B) India–China: plausible war situations
- High-altitude LAC clash (localized, limited duration).
At high altitudes (Eastern Ladakh/Tibet border), air operations are constrained by thin air and short basing options. Su-57s provide advantage in survivability and BVR (beyond-visual-range) engagements, but logistics and basing limit their utility. Contests would focus on integrated ISR, early warning, and stand-off weapons; a Su-57 fleet tilts the balance in Indian favour in lower-altitude air corridors and for strikes away from the highest passes. - Integrated air campaign over wider theater (if escalation expands).
If conflict spreads to the plains or the north-east, the Su-57’s stealth and sensor fusion become more decisive. China’s numerical edge in J-20s and supporting air assets means any advantage from a handful of Su-57s could be ephemeral unless India fields sufficient numbers and supports them with AWACS, drone swarms, long-range missiles and electronic warfare. A Su-57 deal would likely accelerate an arms-race dynamic: more fifth-gen production on both sides, faster integration of loyal wingmen and networked sensors. - Escalation control through signaling.

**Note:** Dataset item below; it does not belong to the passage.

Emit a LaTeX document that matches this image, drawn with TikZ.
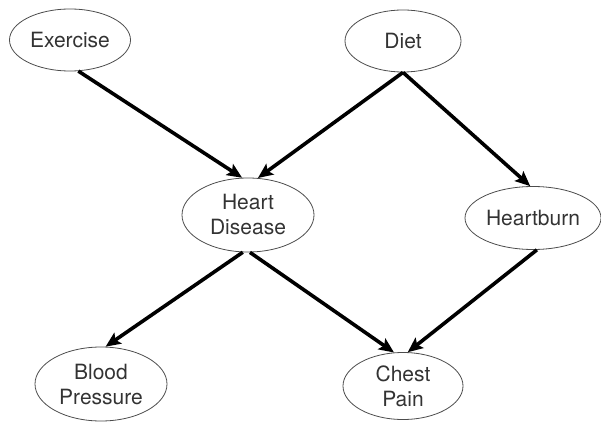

Paradoxically, Su-57s could help with signaling: their presence can demonstrate credible lethality that deters large conventional advances — but they also increase the stakes, creating political pressure in a crisis. The net effect depends on command-and-control discipline and crisis management mechanisms between Beijing and New Delhi.
Risks and second-order effects
- Arms race and regional instability.
A visible Su-57 deployment could trigger accelerated Chinese and Pakistani procurement, worsening regional arms dynamics and increasing the risk of miscalculation. - Sanctions and diplomatic balancing.
Even though India has previously navigated CAATSA politics around S-400s, a large Su-57 transfer might again force Delhi to clinch political understandings with Washington (or accept the diplomatic cost). There is a clear precedent of U.S. legislative and executive attention to Indian Russian purchases. - Industrial and doctrinal friction.
Parallel dependence on Russian platforms and an indigenous AMCA program could produce doctrinal and logistical complexity. India must avoid technology and training fragmentation that lowers fleet readiness. - Technology transfer limitations.
If Russia offers limited transfer (airframe but not core avionics or engines), the industrial benefit will be muted. Conversely, full transfer could accelerate indigenous stealth and engine programs but faces political and export-control impediments.
Bottom line — balancing speed, sovereignty, and stability
A pragmatic Indian decision would weigh three competing objectives: rapid operational capability (speed), long-term strategic autonomy (sovereignty), and regional stability (manage escalation and diplomatic costs). A modest Su-57 purchase combined with targeted licensed production and negotiated partial technology transfer — sequenced to support AMCA development rather than supplant it — is the option that best balances those aims. But it is politically and technically delicate: it requires careful management of Washington (sanction risk), Moscow (willingness to transfer), and New Delhi’s own industrial timelines.
If executed well, a Su-57 deal would strengthen India’s deterrent posture, raise the cost of adversary adventurism, and provide operational lessons that speed indigenous design. If executed badly (overdependence, limited transfer, or poorly managed diplomacy), it could sharpen an arms race, complicate India’s domestic fighter programs, and entangle New Delhi in broader great-power politics. The next ten years will therefore be a test of strategy as much as of systems: aircraft alone do not win wars — doctrine, production scale, ISR integration, logistics, and the political will to manage crises do. A Su-57 deal changes several variables in India’s favour — but it does not magically resolve the hard problems of regional deterrence and stability.